### Task prompt:
Go through the material and write it all out exactly, minus the pictures.

Extracted data entries
_ _ _

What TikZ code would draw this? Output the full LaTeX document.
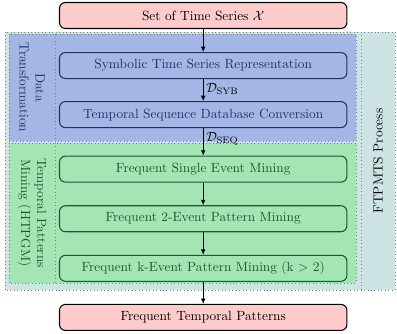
\documentclass[tikz,border=0pt]{standalone}
\usepackage{amsmath}
\usetikzlibrary{positioning,arrows.meta}
\definecolor{iofill}{RGB}{255,204,204}
\definecolor{dtfill}{RGB}{164,182,230}
\definecolor{dtline}{RGB}{30,52,100}
\definecolor{pmfill}{RGB}{163,230,180}
\definecolor{pmline}{RGB}{34,84,48}
\definecolor{procfill}{RGB}{206,228,228}
\tikzset{
  iobox/.style={draw=black, fill=iofill, rounded corners=4.5pt, line width=0.8pt,
    minimum width=215.6pt, minimum height=19.5pt, inner sep=0pt},
  dtbox/.style={iobox, draw=dtline, fill=none, text=dtline},
  pmbox/.style={iobox, draw=pmline, fill=none, text=pmline},
  region/.style={draw=gray, dotted, line width=0.6pt},
  flow/.style={-{Latex[length=4pt,width=3.5pt]}, line width=0.6pt},
}
\begin{document}
\begin{tikzpicture}
    \useasboundingbox (0,0) rectangle (297.75pt,-249.75pt);

    % process and stage areas
    \fill [procfill] (3.75pt,-24pt) rectangle (296.25pt,-217.5pt);
    \draw [region] (3.75pt,-24pt) rectangle (296.25pt,-217.5pt);
    \draw [region] (270.75pt,-24pt) -- (270.75pt,-217.5pt);
    \fill [dtfill] (6.75pt,-25.5pt) rectangle (267pt,-105.75pt);
    \draw [region] (6.75pt,-25.5pt) rectangle (267pt,-105.75pt);
    \draw [region] (41.25pt,-25.5pt) -- (41.25pt,-105.75pt);
    \fill [pmfill] (6.75pt,-107.25pt) rectangle (267pt,-212.25pt);
    \draw [region] (6.75pt,-107.25pt) rectangle (267pt,-212.25pt);
    \draw [region] (41.25pt,-107.25pt) -- (41.25pt,-212.25pt);

    \node [rotate=-90, align=center, text=dtline] (dtlabel) at (24pt,-65.6pt) {Data\\Transformation};
    \node [rotate=-90, align=center, text=pmline] (pmlabel) at (24pt,-159.75pt) {Temporal Patterns\\Mining (HTPGM)};
    \node [rotate=90] (proclabel) at (283.5pt,-120.75pt) {FTPMTS Process};

    % stages
    \node [iobox] (series) at (152.4pt,-11.6pt) {Set of Time Series $\mathcal{X}$};
    \node [dtbox, below=17.25pt of series] (symbolic) {Symbolic Time Series Representation};
    \node [dtbox, below=16.5pt of symbolic] (seqdb) {Temporal Sequence Database Conversion};
    \node [pmbox, below=20.6pt of seqdb] (single) {Frequent Single Event Mining};
    \node [pmbox, below=16.9pt of single] (twoevent) {Frequent 2-Event Pattern Mining};
    \node [pmbox, below=16.9pt of twoevent] (kevent) {Frequent k-Event Pattern Mining (k $>$ 2)};
    \node [iobox, below=16.5pt of kevent] (patterns) {Frequent Temporal Patterns};

    \draw [flow] (series) -- (symbolic);
    \draw [flow] (symbolic) -- node [right, pos=0.45, inner sep=2pt] {$\mathcal{D}_{\text{SYB}}$} (seqdb);
    \draw [flow] (seqdb) -- node [right, pos=0.4, inner sep=2pt] {$\mathcal{D}_{\text{SEQ}}$} (single);
    \draw [flow] (single) -- (twoevent);
    \draw [flow] (twoevent) -- (kevent);
    \draw [flow] (kevent) -- (patterns);
\end{tikzpicture}
\end{document}
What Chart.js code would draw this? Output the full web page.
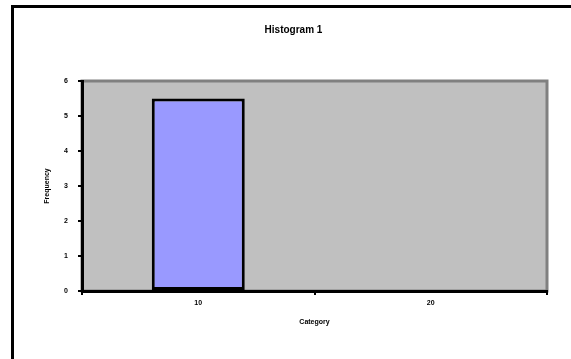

_ _ _

### Task solution:
What TikZ code would draw this? Output the full LaTeX document.
\documentclass[tikz,border=0pt]{standalone}
\usepackage{amsmath}
\usetikzlibrary{positioning,arrows.meta}
\definecolor{iofill}{RGB}{255,204,204}
\definecolor{dtfill}{RGB}{164,182,230}
\definecolor{dtline}{RGB}{30,52,100}
\definecolor{pmfill}{RGB}{163,230,180}
\definecolor{pmline}{RGB}{34,84,48}
\definecolor{procfill}{RGB}{206,228,228}
\tikzset{
  iobox/.style={draw=black, fill=iofill, rounded corners=4.5pt, line width=0.8pt,
    minimum width=215.6pt, minimum height=19.5pt, inner sep=0pt},
  dtbox/.style={iobox, draw=dtline, fill=none, text=dtline},
  pmbox/.style={iobox, draw=pmline, fill=none, text=pmline},
  region/.style={draw=gray, dotted, line width=0.6pt},
  flow/.style={-{Latex[length=4pt,width=3.5pt]}, line width=0.6pt},
}
\begin{document}
\begin{tikzpicture}
    \useasboundingbox (0,0) rectangle (297.75pt,-249.75pt);

    % process and stage areas
    \fill [procfill] (3.75pt,-24pt) rectangle (296.25pt,-217.5pt);
    \draw [region] (3.75pt,-24pt) rectangle (296.25pt,-217.5pt);
    \draw [region] (270.75pt,-24pt) -- (270.75pt,-217.5pt);
    \fill [dtfill] (6.75pt,-25.5pt) rectangle (267pt,-105.75pt);
    \draw [region] (6.75pt,-25.5pt) rectangle (267pt,-105.75pt);
    \draw [region] (41.25pt,-25.5pt) -- (41.25pt,-105.75pt);
    \fill [pmfill] (6.75pt,-107.25pt) rectangle (267pt,-212.25pt);
    \draw [region] (6.75pt,-107.25pt) rectangle (267pt,-212.25pt);
    \draw [region] (41.25pt,-107.25pt) -- (41.25pt,-212.25pt);

    \node [rotate=-90, align=center, text=dtline] (dtlabel) at (24pt,-65.6pt) {Data\\Transformation};
    \node [rotate=-90, align=center, text=pmline] (pmlabel) at (24pt,-159.75pt) {Temporal Patterns\\Mining (HTPGM)};
    \node [rotate=90] (proclabel) at (283.5pt,-120.75pt) {FTPMTS Process};

    % stages
    \node [iobox] (series) at (152.4pt,-11.6pt) {Set of Time Series $\mathcal{X}$};
    \node [dtbox, below=17.25pt of series] (symbolic) {Symbolic Time Series Representation};
    \node [dtbox, below=16.5pt of symbolic] (seqdb) {Temporal Sequence Database Conversion};
    \node [pmbox, below=20.6pt of seqdb] (single) {Frequent Single Event Mining};
    \node [pmbox, below=16.9pt of single] (twoevent) {Frequent 2-Event Pattern Mining};
    \node [pmbox, below=16.9pt of twoevent] (kevent) {Frequent k-Event Pattern Mining (k $>$ 2)};
    \node [iobox, below=16.5pt of kevent] (patterns) {Frequent Temporal Patterns};

    \draw [flow] (series) -- (symbolic);
    \draw [flow] (symbolic) -- node [right, pos=0.45, inner sep=2pt] {$\mathcal{D}_{\text{SYB}}$} (seqdb);
    \draw [flow] (seqdb) -- node [right, pos=0.4, inner sep=2pt] {$\mathcal{D}_{\text{SEQ}}$} (single);
    \draw [flow] (single) -- (twoevent);
    \draw [flow] (twoevent) -- (kevent);
    \draw [flow] (kevent) -- (patterns);
\end{tikzpicture}
\end{document}
What Chart.js code would draw this? Output the full web page.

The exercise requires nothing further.